On January 6, an Iranian tanker, Sanchi, carrying 136,000 tonnes of light oil, collided with a Hong Kong-registered bulk freighter, CF Crystal, off the coast of China. The tanker burst into flames eight days after the collision and sank. The missing crew, 32 Iranians, and two Bangladeshis are presumed dead. Only three bodies have been recovered so far. The Sanchi was headed to South Korea to deliver its cargo. Chinese officials have played down the fears of a major environmental disaster.
During a closed-door session of the Majlis [Iranian Parliament] on January 15, deputies discussed a top-secret memo which claimed that a U.S. missile had sunk the tanker. Some people have speculated that the tanker was actually carrying oil to North Korea. To avoid being tracked, it had reportedly dropped off the radar near Shanghai, shut down power and stopped all communication. But all attempts to sail undetected had apparently failed. It is even suggested that the U.S. Navy had made repeated attempts to warn the tanker. And only after failing to receive any response from the captain of the Sanchi, a U.S. Navy ship or aircraft had attacked the tanker and sunk it. There are also rumors that it was the Chinese who fired on the tanker.
While a number of conspiracy theories have been circulating on social media, it is clear that many questions regarding the collision remain unanswered. It is unclear why there are no photographs of the Hong Kong-registered cargo ship that collided with the Sanchi. There hasn’t been much information about efforts, if any, to rescue the crew of the CF Crystal.
There is some speculation that not all 32 crew members were in the engine room, unlike what has been reported. Some of them had to be on deck with the captain about 80 meters from where the explosion occurred. It took three days for the fire to reach the main cabin. It is, therefore, hard to believe that during that time, some crew members should have failed to escape the burning tanker using inflatable life jackets and lifeboats. The Chinese authorities have, so far, refused to release the tanker’s black box to Panama, where the ship was officially registered.
Majid Akhavan, a correspondent for the Iranian state-TV [IRIB] based in Turkey, posted comments on his Instagram page by industry experts who cast doubts on the official explanation for the collision.
“In my view and that of other experts I’ve spoken to, it would have been unlikely for all of the crew members to have been in the engine room at the same time. That would have been against maritime safety regulations. The crew’s first and foremost responsibility would have been to fight the fire and start the evacuation. The safety guidelines do not require the crew to take shelter in the engine room or any other place on the ship. The crew members would lock themselves in the engine room only if the tanker is attacked by pirates. No captain ever asks his crew to move to the lowest compartment of the tanker during a fire. He usually orders all hands to put on life jackets and use lifeboats to save themselves. There are normally two lifeboats, five inflatable boats, 14 lifebuoys, life jackets and floating swimsuits on a tanker the size of Sanchi,” Akhavan reported, quoting a naval engineer.

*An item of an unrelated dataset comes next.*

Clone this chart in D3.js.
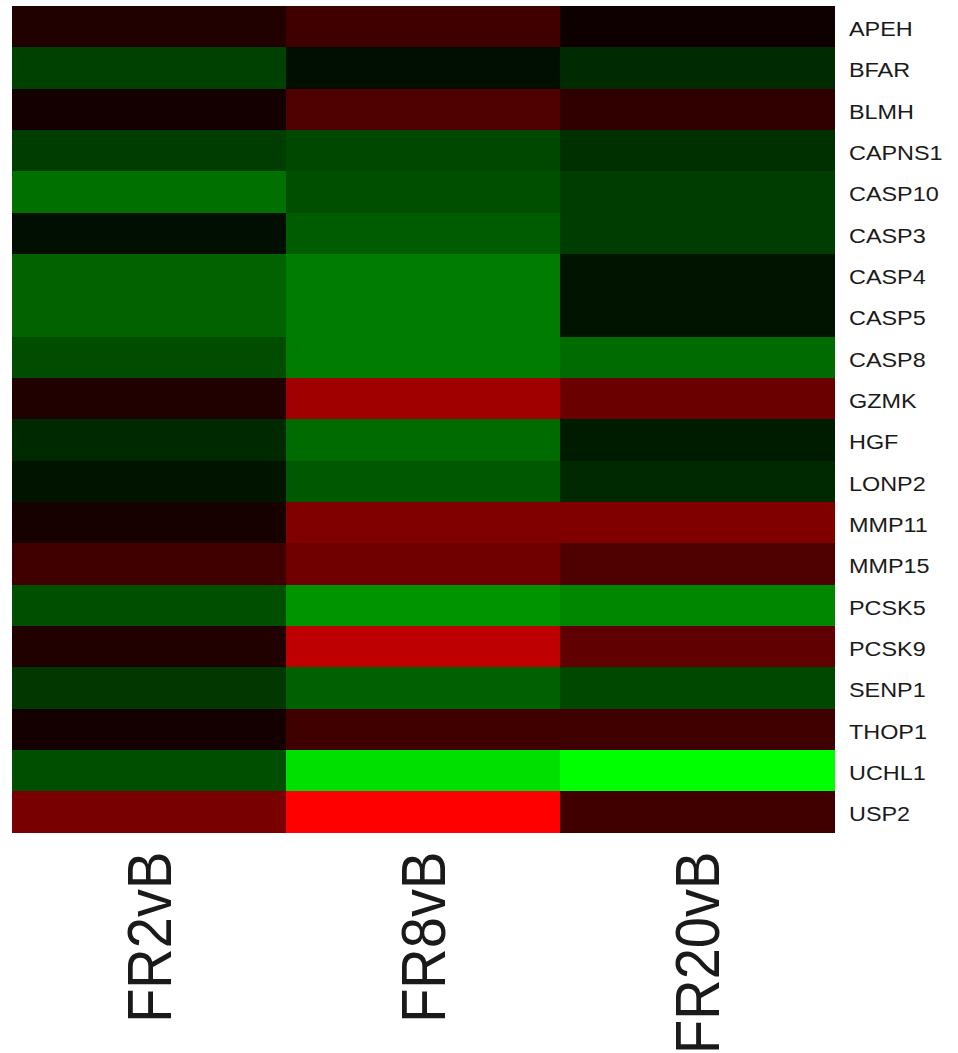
<!DOCTYPE html>
<html>
<head>
<meta charset="utf-8">
<script src="https://cdn.jsdelivr.net/npm/d3@7"></script>
<style>
  html, body { margin: 0; padding: 0; background: #ffffff; }
  svg { display: block; }
  text { font-family: "Liberation Sans", Arial, sans-serif; fill: #1a1a1a; }
</style>
</head>
<body>
<svg id="chart" width="958" height="1053"></svg>
<script>
// Genes (rows, top to bottom) and comparisons (columns)
const genes = ["APEH", "BFAR", "BLMH", "CAPNS1", "CASP10", "CASP3", "CASP4", "CASP5",
  "CASP8", "GZMK", "HGF", "LONP2", "MMP11", "MMP15", "PCSK5", "PCSK9", "SENP1",
  "THOP1", "UCHL1", "USP2"];
const comparisons = ["FR2vB", "FR8vB", "FR20vB"];

// Scaled expression change per comparison (positive = up / red, negative = down / green)
const FR2vB  = [0.13, -0.25, 0.08, -0.24, -0.44, -0.06, -0.39, -0.39, -0.30, 0.13,
  -0.16, -0.08, 0.09, 0.25, -0.31, 0.13, -0.22, 0.08, -0.31, 0.47];
const FR8vB  = [0.25, -0.06, 0.31, -0.28, -0.31, -0.36, -0.49, -0.49, -0.49, 0.63,
  -0.42, -0.35, 0.50, 0.44, -0.58, 0.75, -0.38, 0.25, -0.88, 1.00];
const FR20vB = [0.06, -0.17, 0.19, -0.19, -0.24, -0.24, -0.08, -0.08, -0.42, 0.42,
  -0.11, -0.16, 0.50, 0.31, -0.53, 0.38, -0.28, 0.25, -1.00, 0.25];

const seriesValues = [FR2vB, FR8vB, FR20vB];

const cells = [];
comparisons.forEach((c, j) => {
  genes.forEach((g, i) => cells.push({ gene: g, comparison: c, value: seriesValues[j][i] }));
});

const svg = d3.select("#chart");
const plot = { left: 12, right: 834, top: 6, bottom: 832.7 };

const x = d3.scaleBand().domain(comparisons).range([plot.left, plot.right]).padding(0);
const y = d3.scaleBand().domain(genes).range([plot.top, plot.bottom]).padding(0);
const color = d3.scaleLinear()
  .domain([-1, 0, 1])
  .range(["#00ff00", "#000000", "#ff0000"])
  .clamp(true);

svg.append("g")
  .selectAll("rect")
  .data(cells)
  .join("rect")
  .attr("x", d => x(d.comparison))
  .attr("y", d => y(d.gene))
  .attr("width", x.bandwidth() + 0.5)
  .attr("height", y.bandwidth() + 0.5)
  .attr("fill", d => color(d.value))
  .attr("shape-rendering", "crispEdges");

// Gene labels on the right (slightly wide lettering)
const textStretch = 1.2;
const rowAxis = d3.axisRight(y).tickSize(0).tickPadding(0);
const rowG = svg.append("g")
  .attr("transform", `translate(${plot.right + 15},0)`)
  .call(rowAxis);
rowG.select(".domain").remove();
rowG.selectAll("text")
  .attr("x", 0)
  .attr("dy", "0.48em")
  .style("font-size", "19.5px")
  .attr("fill", "#1a1a1a")
  .attr("transform", `scale(${textStretch},1)`)
  .style("font-family", "'Liberation Sans', Arial, sans-serif");

// Comparison labels below, rotated
const colAxis = d3.axisBottom(x).tickSize(0).tickPadding(0);
const colG = svg.append("g")
  .attr("transform", `translate(0,${plot.bottom})`)
  .call(colAxis);
colG.select(".domain").remove();
colG.selectAll(".tick").each(function (d) {
  const cx = x(d) + x.bandwidth() / 2;
  d3.select(this).attr("transform", `translate(${cx},0)`);
  d3.select(this).select("text")
    .attr("x", 0).attr("y", 0).attr("dy", null)
    .attr("text-anchor", "end")
    .attr("dominant-baseline", "central")
    .attr("fill", "#1a1a1a")
    .style("font-size", "56px")
    .style("font-family", "'Liberation Sans', Arial, sans-serif")
    .attr("transform", `translate(0,19) scale(1.13,1) rotate(-90)`);
});
</script>
</body>
</html>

Engineer “A,” an employee of the maritime fleet of the Islamic Republic of Iran Shipping Line [IRISL], told Kayhan London: “The tanker had burned down in the first few hours. According to its cargo manifest and bill of lading, the tanker was transporting oil to South Korea.”
He added: “There are a number of issues that need to be highlighted here. Due to international sanctions, the tanker’s real cargo was not insured. It also lacked the required equipment to deal with the damaged caused by the collision. The tanker was insured. However, to circumvent U.S. sanctions and pay a lower shipping insurance fee, a cheaper and less flammable oil product was listed on the cargo manifest, instead of the lighter and highly combustible Butanol fuel that Sanchi was carrying.”
When asked if the accident could have been prevented, Mr. A. said: “I work closely with technical experts and ship captains. I’ve discussed this incident with many of them, who believe that certain measures could have been taken, but only in the first 30 minutes immediately after the collision. After that, fire, high temperatures, and toxic fumes would have made any operation very difficult. Sanchi had the right of way. So it is unclear why the CF Crystal had not stopped and continued on a collision course with the tanker.” He added: “The IRISL had started an insurance claim proceeding already.”
Meanwhile, foreign sources have claimed that Sanchi suspended all radar and radio communications hours before the collision. There is no shortage of theories about the cause of this tragic incident. The families of the dead crewmen blame the Islamic Republic and the Chinese government for failing to save the lives of their loved ones.